“Publish or perish”. Publikasikan atau binasa.Ungkapan ini mungkin sering kita dengar, terutama di kalangan akademisi atau para penulis. Namun, di era digital yang serba cepat dan dipenuhi dengan konten dalam bentuk visual, apakah prinsip ini masih relevan?
Jika dulu publikasi atau menulis menjadi penanda penting untuk eksistensi, apakah saat ini kita sedang menyaksikan kematian perlahan dari tradisi menulis? Dan yang lebih menarik lagi, jika teknologi seperti AI kini dapat menghasilkan tulisan dalam hitungan detik, apakah masih ada ruang bagi kemampuan menulis kita sebagai manusia?
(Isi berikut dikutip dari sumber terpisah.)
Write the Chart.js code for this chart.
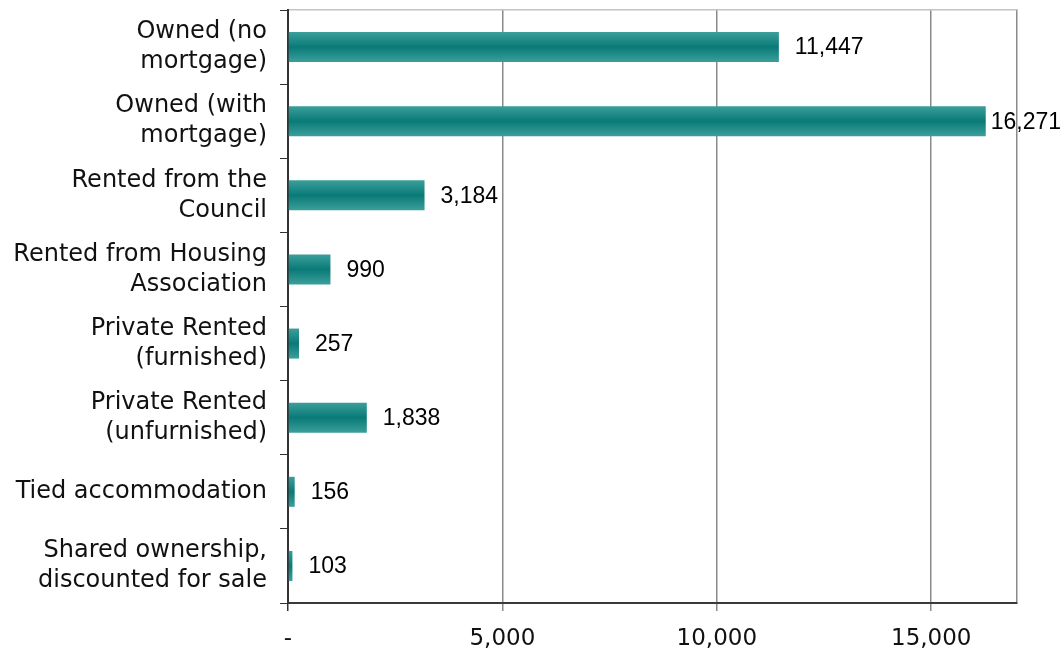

Menulis Sebagai Alat Refleksi Manusia
Pada mulanya menulis bukan sekadar menghasilkan teks. Menulis adalah proses berpikir, proses yang memungkinkan kita mengolah ide dan merefleksikan diri. Socrates pernah mengatakan, “Tulisan adalah bentuk peringatan agar kita tidak melupakan apa yang telah dipikirkan.” Ini menunjukkan bahwa menulis lebih dari sekadar ekspresi verbal, namun lebih lagi ini adalah sarana untuk menjaga kesinambungan pemikiran kita.
Jika AI memang bisa menulis, dan bagus pula, namun sejatinya mesin cerdas tetap tidak dapat mengalami kegelisahan atau pencarian makna yang membentuk tulisan sejati. Hal ini memang terdengar seperti mengenang romantisme kajayaan tulis menulis.
Bagaimana pun, penulis percaya, di tengah dominasi visual di era digital ini, kemampuan menulis masih memiliki tempat penting. Meski tak dapat dipungkiri lagi bahwa generasi muda lebih tertarik pada video singkat dan format visual, menulis akan mengajarkan kita untuk berpikir kritis dan menyusun argumen secara sistematis.
Neil Postman, dalam bukunya Amusing Ourselves to Death (1985), mengingatkan kita tentang pentingnya media yang memungkinkan orang untuk berpikir dalam konteks yang lebih mendalam, bukan hanya mengkonsumsi informasi yang disajikan secara instan. Seperti kata Postman, kegiatan menulis sebagai bentuk komunikasi yang terstruktur, tetap relevan karena memberikan waktu dan ruang untuk pemikiran mendalam, sesuatu yang mungkin tidak selalu bisa dicapai dalam konsumsi media visual yang serba cepat.
Peluang atau Ancaman?
Jika kita mencoba untuk optimis, kemunculan AI dalam dunia menulis membawa tantangan dan sekaligus peluang. Marshall McLuhan, seorang filsuf komunikasi, pernah berkata, “The medium is the message.” Maksudnya adalah bahwa alat atau teknologi yang kita gunakan untuk berkomunikasi memiliki dampak besar pada cara kita berpikir. Meski teori ini dipandang kurang lengkap namun masih inspiratif di era sekarang. Dalam hal ini, kecerdasan buatan memang bisa menjadi alat untuk mempercepat proses menulis dan mempermudah pembuatan teks, tetapi itu bukanlah pengganti bagi keterampilan berpikir yang mendalam.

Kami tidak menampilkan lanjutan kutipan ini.